Post-Doctoral Fellow, University of Ottawa
Basic Research Fellowship: $100,000 over two years
Neurodegeneration, Parkinson’s disease, LRRK2, immune system
One of the most important targets for research into the causes of Parkinson’s disease is a gene called LRRK2, which is mutated in both familial and non-familial forms of the disease. Until now, though, researchers did not know the exact role LRRK2 played in causing this degenerative illness.
At the University of Ottawa, Kwang-Soo Kim, a post-doctoral fellow, is focusing his research on LRRK2’s relationship with another gene, WAVE2, and the protein it expresses. Kim, who came to Canada from South Korea to pursue this research, believes the interaction between these two genes explains why LRRK2 is so important to Parkinson’s.

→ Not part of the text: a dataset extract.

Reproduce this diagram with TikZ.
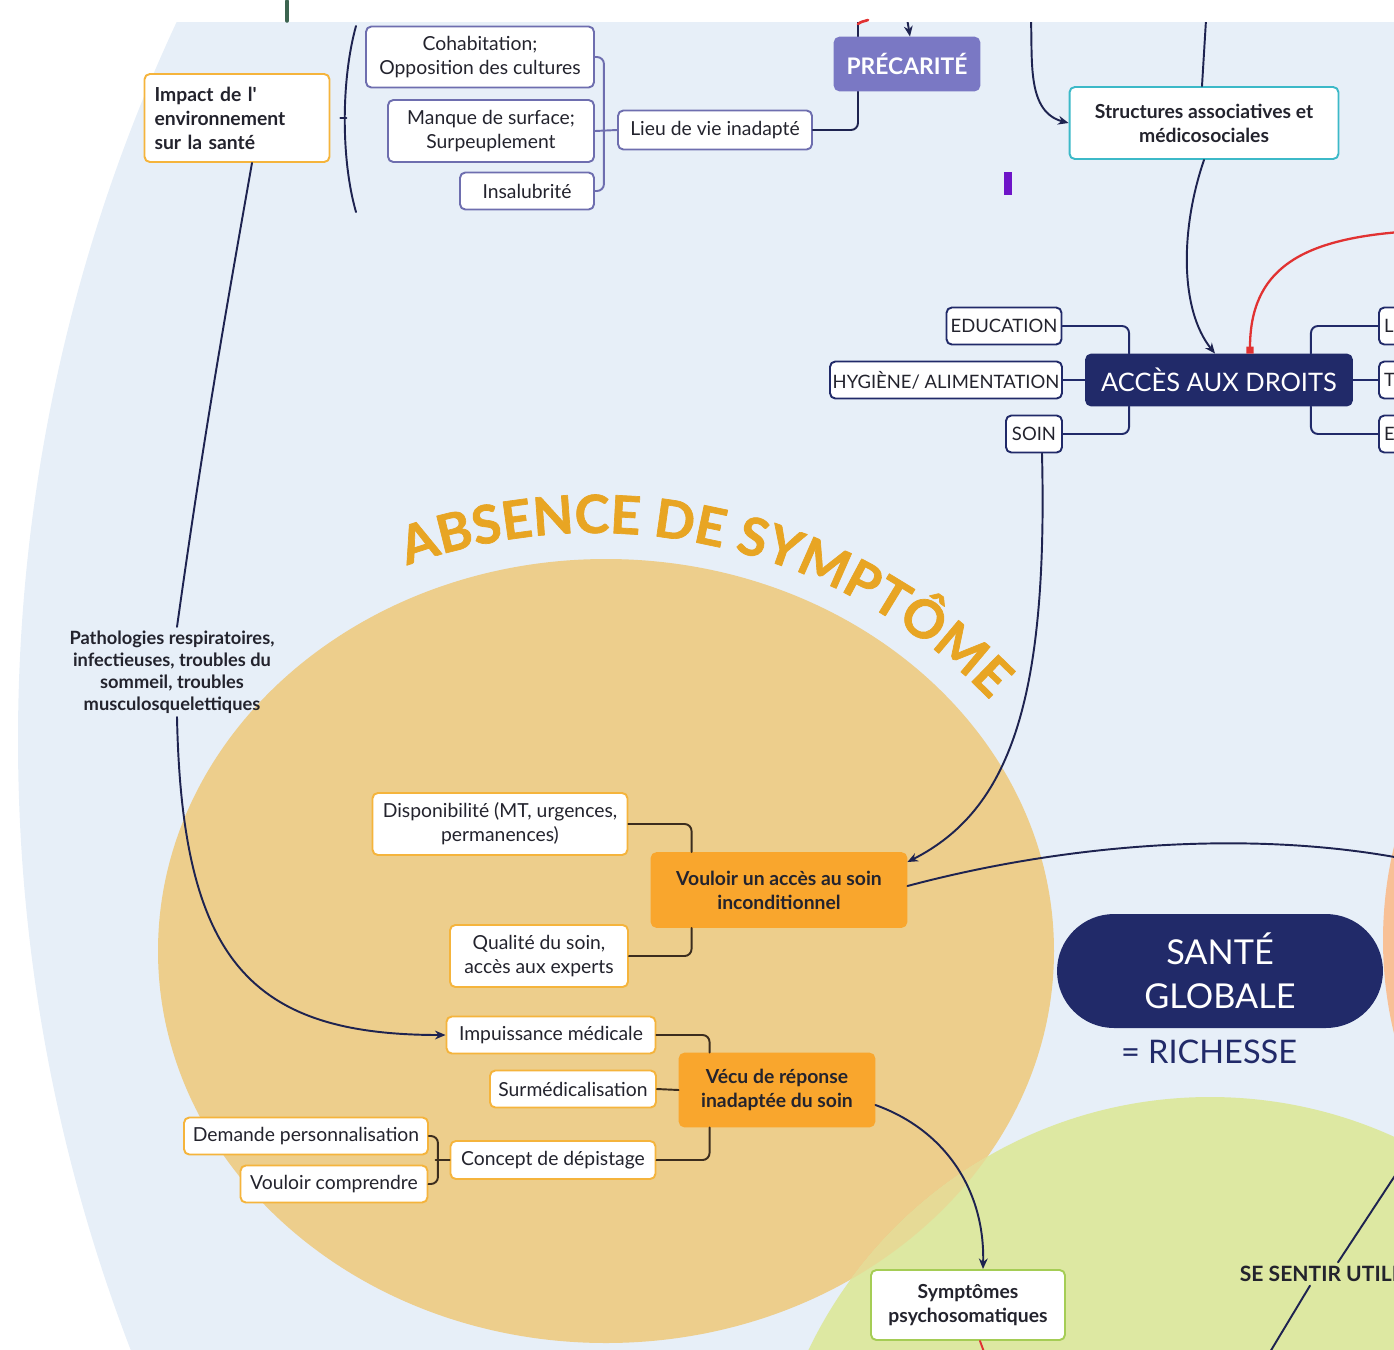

WAVE2 helps to trigger the brain’s immune response to injury or illness. Normally, inflammation is a positive development, because in the short-term, it destroys damaged cells. When inflammation lasts too long, however, Kim and his colleagues believe it can kill otherwise healthy cells, including the brain cells that produce the dopamine that is critical to regulating movement.
Working with cultured cells and animal models, Kim is testing the theory that mutated forms of LRRK2 triggers WAVE2 to continue to produce an inflammatory response in the brain for far too long, killing dopamine-producing neurons and causing Parkinson’s. If Kim can prove that theory, he and his team might then be able to find a way to turn off the inflammatory process and save dopamine neurons.
“The hope would be that if it’s really the chronic inflammation that leads to the death of these neurons, if you curb the inflammation, you should prevent the further death of these neurons,” says Kim, speaking through a translator.
The role of inflammation and LRRK2 is also critical in other illnesses, including Crohn’s disease and leprosy – so Kim’s research could potentially help treat those diseases as well. Currently, Kim and his colleagues are testing a drug that has already been approved to treat osteoporosis. They hope this drug will be able to bypass LRRK2’s effects to inhibit WAVE2 and reduce or prevent chronic inflammation in the brain.
Kim, whose grandfather had Alzheimer’s disease, has always been interested in the immune system and its role in many neurodegenerative diseases. He enjoys being part of a system that can ultimately help people. Most of all, Kim is excited about the prospect that this project could eventually result in evidence for clinical trials involving a drug that could halt the progression of Parkinson’s disease.